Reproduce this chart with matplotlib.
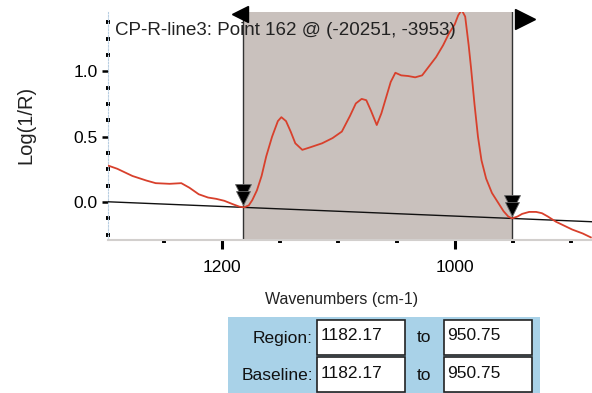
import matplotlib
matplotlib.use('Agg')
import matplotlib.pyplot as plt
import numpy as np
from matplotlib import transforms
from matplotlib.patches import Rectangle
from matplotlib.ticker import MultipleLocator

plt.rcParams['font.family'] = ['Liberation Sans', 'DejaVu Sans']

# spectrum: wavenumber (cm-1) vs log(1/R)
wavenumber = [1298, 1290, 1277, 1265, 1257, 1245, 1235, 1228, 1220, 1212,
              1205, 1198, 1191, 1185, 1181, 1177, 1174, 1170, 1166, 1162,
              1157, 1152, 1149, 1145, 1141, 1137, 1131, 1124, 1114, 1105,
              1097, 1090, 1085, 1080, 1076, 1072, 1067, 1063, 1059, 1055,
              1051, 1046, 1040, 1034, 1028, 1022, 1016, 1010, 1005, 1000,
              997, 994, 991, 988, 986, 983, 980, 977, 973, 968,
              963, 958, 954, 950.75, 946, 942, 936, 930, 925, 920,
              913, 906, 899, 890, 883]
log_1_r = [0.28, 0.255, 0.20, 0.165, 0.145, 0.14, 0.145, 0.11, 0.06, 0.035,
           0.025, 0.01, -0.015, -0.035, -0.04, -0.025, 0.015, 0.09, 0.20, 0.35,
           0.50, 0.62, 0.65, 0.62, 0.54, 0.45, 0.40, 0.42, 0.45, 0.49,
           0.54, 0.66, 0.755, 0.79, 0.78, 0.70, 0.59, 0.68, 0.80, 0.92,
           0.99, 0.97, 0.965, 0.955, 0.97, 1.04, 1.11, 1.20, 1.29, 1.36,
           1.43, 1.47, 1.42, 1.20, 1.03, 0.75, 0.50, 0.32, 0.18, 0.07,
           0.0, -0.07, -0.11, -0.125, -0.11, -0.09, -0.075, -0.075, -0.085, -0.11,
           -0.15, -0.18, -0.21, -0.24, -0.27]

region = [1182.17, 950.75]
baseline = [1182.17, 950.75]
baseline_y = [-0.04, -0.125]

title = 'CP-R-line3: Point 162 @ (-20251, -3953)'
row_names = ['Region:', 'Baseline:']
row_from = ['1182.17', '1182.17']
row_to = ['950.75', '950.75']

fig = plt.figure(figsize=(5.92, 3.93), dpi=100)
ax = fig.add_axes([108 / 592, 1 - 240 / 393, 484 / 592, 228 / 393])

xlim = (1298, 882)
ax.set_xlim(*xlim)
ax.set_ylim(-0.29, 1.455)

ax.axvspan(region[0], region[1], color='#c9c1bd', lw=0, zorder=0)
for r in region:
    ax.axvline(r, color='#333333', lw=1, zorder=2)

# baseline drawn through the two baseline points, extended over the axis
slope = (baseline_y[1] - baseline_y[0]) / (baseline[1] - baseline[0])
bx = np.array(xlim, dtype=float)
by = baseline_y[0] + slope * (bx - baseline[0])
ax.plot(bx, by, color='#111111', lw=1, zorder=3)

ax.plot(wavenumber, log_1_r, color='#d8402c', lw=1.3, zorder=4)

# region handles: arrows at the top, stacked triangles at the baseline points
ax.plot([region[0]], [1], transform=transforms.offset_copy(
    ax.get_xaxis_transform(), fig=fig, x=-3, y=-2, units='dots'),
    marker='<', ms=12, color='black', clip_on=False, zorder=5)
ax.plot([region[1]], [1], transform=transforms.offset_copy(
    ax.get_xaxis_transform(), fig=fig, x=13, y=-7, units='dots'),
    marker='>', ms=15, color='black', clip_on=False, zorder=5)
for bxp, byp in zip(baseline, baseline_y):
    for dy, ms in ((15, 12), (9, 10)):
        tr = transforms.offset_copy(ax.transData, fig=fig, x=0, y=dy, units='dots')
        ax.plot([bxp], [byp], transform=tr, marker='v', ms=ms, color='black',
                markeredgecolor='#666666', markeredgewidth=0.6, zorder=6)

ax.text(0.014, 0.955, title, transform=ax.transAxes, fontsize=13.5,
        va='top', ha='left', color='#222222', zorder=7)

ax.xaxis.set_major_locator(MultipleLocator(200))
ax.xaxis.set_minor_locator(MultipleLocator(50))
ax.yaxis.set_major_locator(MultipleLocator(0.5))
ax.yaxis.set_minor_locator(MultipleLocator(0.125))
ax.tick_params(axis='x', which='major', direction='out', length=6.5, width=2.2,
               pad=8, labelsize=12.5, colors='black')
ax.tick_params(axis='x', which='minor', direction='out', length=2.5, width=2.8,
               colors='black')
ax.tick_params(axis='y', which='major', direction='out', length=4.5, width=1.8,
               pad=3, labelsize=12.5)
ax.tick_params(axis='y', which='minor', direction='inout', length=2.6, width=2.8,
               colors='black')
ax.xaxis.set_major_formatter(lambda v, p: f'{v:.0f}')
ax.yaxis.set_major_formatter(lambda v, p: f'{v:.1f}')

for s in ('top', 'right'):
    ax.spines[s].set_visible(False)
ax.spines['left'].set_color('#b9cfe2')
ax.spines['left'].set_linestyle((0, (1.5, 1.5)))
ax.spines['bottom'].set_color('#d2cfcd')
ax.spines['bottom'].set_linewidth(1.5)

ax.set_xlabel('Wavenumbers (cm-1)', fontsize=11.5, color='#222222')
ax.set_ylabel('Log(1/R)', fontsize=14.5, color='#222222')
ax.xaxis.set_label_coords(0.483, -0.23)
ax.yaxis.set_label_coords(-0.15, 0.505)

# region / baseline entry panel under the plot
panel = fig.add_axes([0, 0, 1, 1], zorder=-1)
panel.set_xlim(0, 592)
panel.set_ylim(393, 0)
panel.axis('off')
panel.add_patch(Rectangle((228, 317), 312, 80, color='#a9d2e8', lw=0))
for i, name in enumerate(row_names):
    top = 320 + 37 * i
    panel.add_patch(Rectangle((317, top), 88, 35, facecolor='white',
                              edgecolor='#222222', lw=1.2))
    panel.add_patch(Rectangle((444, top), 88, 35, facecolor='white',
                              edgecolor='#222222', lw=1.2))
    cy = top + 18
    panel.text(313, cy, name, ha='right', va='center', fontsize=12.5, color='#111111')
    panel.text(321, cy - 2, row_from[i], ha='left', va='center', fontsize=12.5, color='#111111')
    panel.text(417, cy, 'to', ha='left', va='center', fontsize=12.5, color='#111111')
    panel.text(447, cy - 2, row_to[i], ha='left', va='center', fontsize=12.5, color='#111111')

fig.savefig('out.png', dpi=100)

★ ★ ★ ★ ★

● **THE REQUEST**
Send back the data above word for word, with the pictures left out.

● **THE RESPONSE**
Reproduce this chart with matplotlib.
import matplotlib
matplotlib.use('Agg')
import matplotlib.pyplot as plt
import numpy as np
from matplotlib import transforms
from matplotlib.patches import Rectangle
from matplotlib.ticker import MultipleLocator

plt.rcParams['font.family'] = ['Liberation Sans', 'DejaVu Sans']

# spectrum: wavenumber (cm-1) vs log(1/R)
wavenumber = [1298, 1290, 1277, 1265, 1257, 1245, 1235, 1228, 1220, 1212,
              1205, 1198, 1191, 1185, 1181, 1177, 1174, 1170, 1166, 1162,
              1157, 1152, 1149, 1145, 1141, 1137, 1131, 1124, 1114, 1105,
              1097, 1090, 1085, 1080, 1076, 1072, 1067, 1063, 1059, 1055,
              1051, 1046, 1040, 1034, 1028, 1022, 1016, 1010, 1005, 1000,
              997, 994, 991, 988, 986, 983, 980, 977, 973, 968,
              963, 958, 954, 950.75, 946, 942, 936, 930, 925, 920,
              913, 906, 899, 890, 883]
log_1_r = [0.28, 0.255, 0.20, 0.165, 0.145, 0.14, 0.145, 0.11, 0.06, 0.035,
           0.025, 0.01, -0.015, -0.035, -0.04, -0.025, 0.015, 0.09, 0.20, 0.35,
           0.50, 0.62, 0.65, 0.62, 0.54, 0.45, 0.40, 0.42, 0.45, 0.49,
           0.54, 0.66, 0.755, 0.79, 0.78, 0.70, 0.59, 0.68, 0.80, 0.92,
           0.99, 0.97, 0.965, 0.955, 0.97, 1.04, 1.11, 1.20, 1.29, 1.36,
           1.43, 1.47, 1.42, 1.20, 1.03, 0.75, 0.50, 0.32, 0.18, 0.07,
           0.0, -0.07, -0.11, -0.125, -0.11, -0.09, -0.075, -0.075, -0.085, -0.11,
           -0.15, -0.18, -0.21, -0.24, -0.27]

region = [1182.17, 950.75]
baseline = [1182.17, 950.75]
baseline_y = [-0.04, -0.125]

title = 'CP-R-line3: Point 162 @ (-20251, -3953)'
row_names = ['Region:', 'Baseline:']
row_from = ['1182.17', '1182.17']
row_to = ['950.75', '950.75']

fig = plt.figure(figsize=(5.92, 3.93), dpi=100)
ax = fig.add_axes([108 / 592, 1 - 240 / 393, 484 / 592, 228 / 393])

xlim = (1298, 882)
ax.set_xlim(*xlim)
ax.set_ylim(-0.29, 1.455)

ax.axvspan(region[0], region[1], color='#c9c1bd', lw=0, zorder=0)
for r in region:
    ax.axvline(r, color='#333333', lw=1, zorder=2)

# baseline drawn through the two baseline points, extended over the axis
slope = (baseline_y[1] - baseline_y[0]) / (baseline[1] - baseline[0])
bx = np.array(xlim, dtype=float)
by = baseline_y[0] + slope * (bx - baseline[0])
ax.plot(bx, by, color='#111111', lw=1, zorder=3)

ax.plot(wavenumber, log_1_r, color='#d8402c', lw=1.3, zorder=4)

# region handles: arrows at the top, stacked triangles at the baseline points
ax.plot([region[0]], [1], transform=transforms.offset_copy(
    ax.get_xaxis_transform(), fig=fig, x=-3, y=-2, units='dots'),
    marker='<', ms=12, color='black', clip_on=False, zorder=5)
ax.plot([region[1]], [1], transform=transforms.offset_copy(
    ax.get_xaxis_transform(), fig=fig, x=13, y=-7, units='dots'),
    marker='>', ms=15, color='black', clip_on=False, zorder=5)
for bxp, byp in zip(baseline, baseline_y):
    for dy, ms in ((15, 12), (9, 10)):
        tr = transforms.offset_copy(ax.transData, fig=fig, x=0, y=dy, units='dots')
        ax.plot([bxp], [byp], transform=tr, marker='v', ms=ms, color='black',
                markeredgecolor='#666666', markeredgewidth=0.6, zorder=6)

ax.text(0.014, 0.955, title, transform=ax.transAxes, fontsize=13.5,
        va='top', ha='left', color='#222222', zorder=7)

ax.xaxis.set_major_locator(MultipleLocator(200))
ax.xaxis.set_minor_locator(MultipleLocator(50))
ax.yaxis.set_major_locator(MultipleLocator(0.5))
ax.yaxis.set_minor_locator(MultipleLocator(0.125))
ax.tick_params(axis='x', which='major', direction='out', length=6.5, width=2.2,
               pad=8, labelsize=12.5, colors='black')
ax.tick_params(axis='x', which='minor', direction='out', length=2.5, width=2.8,
               colors='black')
ax.tick_params(axis='y', which='major', direction='out', length=4.5, width=1.8,
               pad=3, labelsize=12.5)
ax.tick_params(axis='y', which='minor', direction='inout', length=2.6, width=2.8,
               colors='black')
ax.xaxis.set_major_formatter(lambda v, p: f'{v:.0f}')
ax.yaxis.set_major_formatter(lambda v, p: f'{v:.1f}')

for s in ('top', 'right'):
    ax.spines[s].set_visible(False)
ax.spines['left'].set_color('#b9cfe2')
ax.spines['left'].set_linestyle((0, (1.5, 1.5)))
ax.spines['bottom'].set_color('#d2cfcd')
ax.spines['bottom'].set_linewidth(1.5)

ax.set_xlabel('Wavenumbers (cm-1)', fontsize=11.5, color='#222222')
ax.set_ylabel('Log(1/R)', fontsize=14.5, color='#222222')
ax.xaxis.set_label_coords(0.483, -0.23)
ax.yaxis.set_label_coords(-0.15, 0.505)

# region / baseline entry panel under the plot
panel = fig.add_axes([0, 0, 1, 1], zorder=-1)
panel.set_xlim(0, 592)
panel.set_ylim(393, 0)
panel.axis('off')
panel.add_patch(Rectangle((228, 317), 312, 80, color='#a9d2e8', lw=0))
for i, name in enumerate(row_names):
    top = 320 + 37 * i
    panel.add_patch(Rectangle((317, top), 88, 35, facecolor='white',
                              edgecolor='#222222', lw=1.2))
    panel.add_patch(Rectangle((444, top), 88, 35, facecolor='white',
                              edgecolor='#222222', lw=1.2))
    cy = top + 18
    panel.text(313, cy, name, ha='right', va='center', fontsize=12.5, color='#111111')
    panel.text(321, cy - 2, row_from[i], ha='left', va='center', fontsize=12.5, color='#111111')
    panel.text(417, cy, 'to', ha='left', va='center', fontsize=12.5, color='#111111')
    panel.text(447, cy - 2, row_to[i], ha='left', va='center', fontsize=12.5, color='#111111')

fig.savefig('out.png', dpi=100)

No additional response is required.